The lower sequence (250-300 m thick) was deposited during the Desmoinesian to early Virgilian. These deposits lack channel and lobe sub-facies characteristics of the submarine fan model and are interpreted to have accumulated as a base-of-slope apron adjacent to a distally steepened carbonate ramp. Two types of sediment were supplied to this system including locally derived carbonate debris and craton-derived quartz silt.
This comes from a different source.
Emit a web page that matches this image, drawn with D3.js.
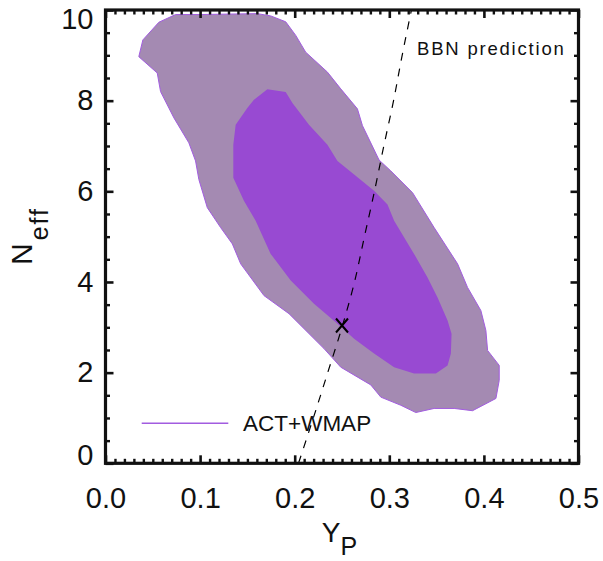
<!DOCTYPE html>
<html><head><meta charset="utf-8">
<script src="https://cdn.jsdelivr.net/npm/d3@7"></script>
<style>body{margin:0;background:#fff} svg{display:block}</style>
</head><body><div id="chart"></div>
<script>
// ---- data ----
const outerYp   = [0.0352,0.0395,0.0564,0.0741,0.1005,0.1605,0.1746,0.1905,0.2011,0.2116,0.2346,0.2487,0.2663,0.2716,0.2892,0.3016,0.3246,0.3474,0.3722,0.3827,0.3968,0.4021,0.4039,0.4162,0.4162,0.4127,0.3880,0.3686,0.3474,0.3280,0.3122,0.2910,0.2804,0.2487,0.2310,0.1940,0.1675,0.1429,0.1341,0.1217,0.1076,0.0987,0.0952,0.0881,0.0723,0.0582,0.0547];
const outerNeff = [8.97,9.34,9.73,9.90,9.90,9.92,9.87,9.74,9.44,9.07,8.63,8.26,7.82,7.45,6.69,6.45,5.97,5.20,4.40,3.88,3.37,2.93,2.49,2.16,1.83,1.43,1.16,1.21,1.21,1.12,1.28,1.46,1.73,2.12,2.53,3.30,3.70,4.40,4.84,5.20,5.64,6.26,6.67,7.07,7.62,8.20,8.61];
const innerYp   = [0.1711,0.1905,0.1976,0.2151,0.2346,0.2452,0.2628,0.2839,0.2981,0.3051,0.3262,0.3404,0.3510,0.3616,0.3658,0.3651,0.3616,0.3492,0.3262,0.3051,0.2839,0.2628,0.2452,0.2204,0.1958,0.1746,0.1587,0.1463,0.1351,0.1351,0.1376,0.1499,0.1569];
const innerNeff = [8.25,8.19,7.95,7.47,7.03,6.67,6.37,6.01,5.71,5.35,4.62,4.10,3.66,3.15,2.86,2.42,2.16,1.98,1.98,2.12,2.42,2.75,3.08,3.52,4.03,4.62,5.35,5.79,6.30,7.03,7.47,7.84,8.02];
const bbnNeff = [0,1,2,3,4,5,6,7,8,9,10];
const bbnYp   = [0.204,0.2197,0.2349,0.2500,0.2632,0.2737,0.2843,0.2942,0.3045,0.3136,0.3234];
const fiducialYp = 0.25, fiducialNeff = 3.04;
const xMajorTicks = [0,0.1,0.2,0.3,0.4,0.5];
const xTickLabels = ["0.0","0.1","0.2","0.3","0.4","0.5"];
const yMajorTicks = [0,2,4,6,8,10];
const yTickLabels = ["0","2","4","6","8","10"];
const legendLabel = "ACT+WMAP";
const bbnLabel = "BBN prediction";

// ---- layout ----
const W = 603, H = 561;
const L = 105.5, R = 578.5, T = 10, B = 463.3;
const FONT = "'Liberation Sans', Arial, Helvetica, sans-serif";
const C_OUT = "#a48ab2", C_IN = "#984ad2", C_EDGE = "#a25ce0";

const svg = d3.select("#chart").append("svg").attr("width", W).attr("height", H)
  .style("font-family", FONT);

const x = d3.scaleLinear().domain([0, 0.5]).range([L, R]);
const y = d3.scaleLinear().domain([0, 10]).range([B, T]);

svg.append("clipPath").attr("id", "clip").append("rect")
  .attr("x", L).attr("y", T).attr("width", R - L).attr("height", B - T);

const line = d3.line().x(d => x(d[0])).y(d => y(d[1]));
const outer = outerYp.map((v, i) => [v, outerNeff[i]]);
const inner = innerYp.map((v, i) => [v, innerNeff[i]]);

const g = svg.append("g").attr("clip-path", "url(#clip)");
g.append("path").datum(outer).attr("d", line.curve(d3.curveLinearClosed))
  .attr("fill", C_OUT).attr("stroke", C_EDGE).attr("stroke-width", 1);
g.append("path").datum(inner).attr("d", line.curve(d3.curveLinearClosed))
  .attr("fill", C_IN).attr("stroke", "none");

const bbn = bbnNeff.map((n, i) => [bbnYp[i], n]);
g.append("path").datum(bbn).attr("d", d3.line().x(d => x(d[0])).y(d => y(d[1])).curve(d3.curveMonotoneY)(bbn))
  .attr("fill", "none").attr("stroke", "#000").attr("stroke-width", 1.2)
  .attr("stroke-dasharray", "8,8");

// fiducial X
const fx = x(fiducialYp), fy = y(fiducialNeff), s = 6;
svg.append("path")
  .attr("d", `M${fx - s},${fy - s - 1}L${fx + s},${fy + s + 1}M${fx + s},${fy - s - 1}L${fx - s},${fy + s + 1}`)
  .attr("stroke", "#000").attr("stroke-width", 2).attr("fill", "none");

// legend
svg.append("line").attr("x1", 141.7).attr("x2", 228.3).attr("y1", 423.3).attr("y2", 423.3)
  .attr("stroke", C_EDGE).attr("stroke-width", 1.5);
svg.append("text").attr("x", 243).attr("y", 430.5).attr("font-size", 22.5)
  .attr("fill", "#111").text(legendLabel);
svg.append("text").attr("x", 417).attr("y", 55).attr("font-size", 18.5)
  .attr("letter-spacing", 1.8).attr("fill", "#111").text(bbnLabel);

// ---- axes ----
const xMinor = d3.range(0, 50.5, 1).map(v => v / 100).filter(v => Math.round(v * 1000) % 100 !== 0);
const yMinor = d3.range(0, 10.01, 0.5).filter(v => v % 2 !== 0);

function styleAxis(sel, w) {
  sel.selectAll(".domain").remove();
  sel.selectAll(".tick line").attr("stroke", "#111").attr("stroke-width", w);
}
const tickFmtX = (d) => xTickLabels[xMajorTicks.findIndex(v => Math.abs(v - d) < 1e-9)];
const tickFmtY = (d) => yTickLabels[yMajorTicks.indexOf(d)];

// bottom
const gb = svg.append("g").attr("transform", `translate(0,${B})`)
  .call(d3.axisBottom(x).tickValues(xMajorTicks).tickSizeInner(-8).tickSizeOuter(0).tickPadding(24).tickFormat(tickFmtX));
styleAxis(gb, 2.6);
gb.selectAll("text").attr("font-size", 29).attr("font-family", FONT).attr("fill", "#111");
styleAxis(svg.append("g").attr("transform", `translate(0,${B})`)
  .call(d3.axisBottom(x).tickValues(xMinor).tickSizeInner(-4.5).tickSizeOuter(0).tickFormat("")), 2.4);
// top
styleAxis(svg.append("g").attr("transform", `translate(0,${T})`)
  .call(d3.axisTop(x).tickValues(xMajorTicks).tickSizeInner(-8).tickSizeOuter(0).tickFormat("")), 2.6);
styleAxis(svg.append("g").attr("transform", `translate(0,${T})`)
  .call(d3.axisTop(x).tickValues(xMinor).tickSizeInner(-4.5).tickSizeOuter(0).tickFormat("")), 2.4);
// left
const gl = svg.append("g").attr("transform", `translate(${L},0)`)
  .call(d3.axisLeft(y).tickValues(yMajorTicks).tickSizeInner(-8).tickSizeOuter(0).tickPadding(12).tickFormat(tickFmtY));
styleAxis(gl, 2.6);
gl.selectAll("text").attr("font-size", 29).attr("font-family", FONT).attr("fill", "#111");
gl.selectAll(".tick").filter(d => d === 10).select("text").attr("dy", "0.32em").attr("y", 9);
gl.selectAll(".tick").filter(d => d === 0).select("text").attr("y", -8);
styleAxis(svg.append("g").attr("transform", `translate(${L},0)`)
  .call(d3.axisLeft(y).tickValues(yMinor).tickSizeInner(-4.5).tickSizeOuter(0).tickFormat("")), 2.4);
// right
styleAxis(svg.append("g").attr("transform", `translate(${R},0)`)
  .call(d3.axisRight(y).tickValues(yMajorTicks).tickSizeInner(-8).tickSizeOuter(0).tickFormat("")), 2.6);
styleAxis(svg.append("g").attr("transform", `translate(${R},0)`)
  .call(d3.axisRight(y).tickValues(yMinor).tickSizeInner(-4.5).tickSizeOuter(0).tickFormat("")), 2.4);

// frame
svg.append("rect").attr("x", L).attr("y", T).attr("width", R - L).attr("height", B - T)
  .attr("fill", "none").attr("stroke", "#111").attr("stroke-width", 3.2);

// axis titles
const xt = svg.append("text").attr("x", 339.5).attr("y", 542).attr("text-anchor", "middle")
  .attr("font-size", 28).attr("fill", "#111");
xt.append("tspan").text("Y");
xt.append("tspan").attr("dy", 13).attr("font-size", 25).text("P");

const yt = svg.append("text").attr("transform", "translate(32,236) rotate(-90)")
  .attr("text-anchor", "middle").attr("font-size", 30).attr("fill", "#111");
yt.append("tspan").text("N");
yt.append("tspan").attr("dy", 16).attr("dx", 3).attr("font-size", 25).attr("letter-spacing", 2).text("eff");
</script>
</body></html>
Mixture of both types of sediment were transported north-northwest within the basin indicating derivation from southeastern shelf.

The upper sequence (up to 800 m thick) ranges from the early Virgilian to Early Wolfcampian in age and contains numerous small-scale turbidite packages (<10 m thick), which may correspond to depositional lobes within a submarine fan system. The terrigenous sediment supplied to this system (in addition to locally derived carbonate debris) is composed of a distinct assemblage of coarse-grained quartz sand, detrital chert, and quartzarenite fragments. Paleocurrent indicators in this sequence are oriented south-southwest, directly opposing those of the lower sequence.

Contrasts in provenance and facies development between the lower and upper sequences indicate a major change in paleogeography during the deposition of the Keller Canyon Formation. Depositional patterns within the lower sequence are consistent with a southern carbonate shelf (Bird Spring Formation) attached to a cratonal source area (Supai Group). Depositional patterns within the upper sequence record the advancement of a carbonate shelf system into the basin from the northeast, which, based on lithologic associations, may be attached to an emergent remnant of the Antler belt.

AAPG Search and Discovery Article #91024©1989 AAPG Pacific Section, May 10-12, 1989, Palm Springs, California.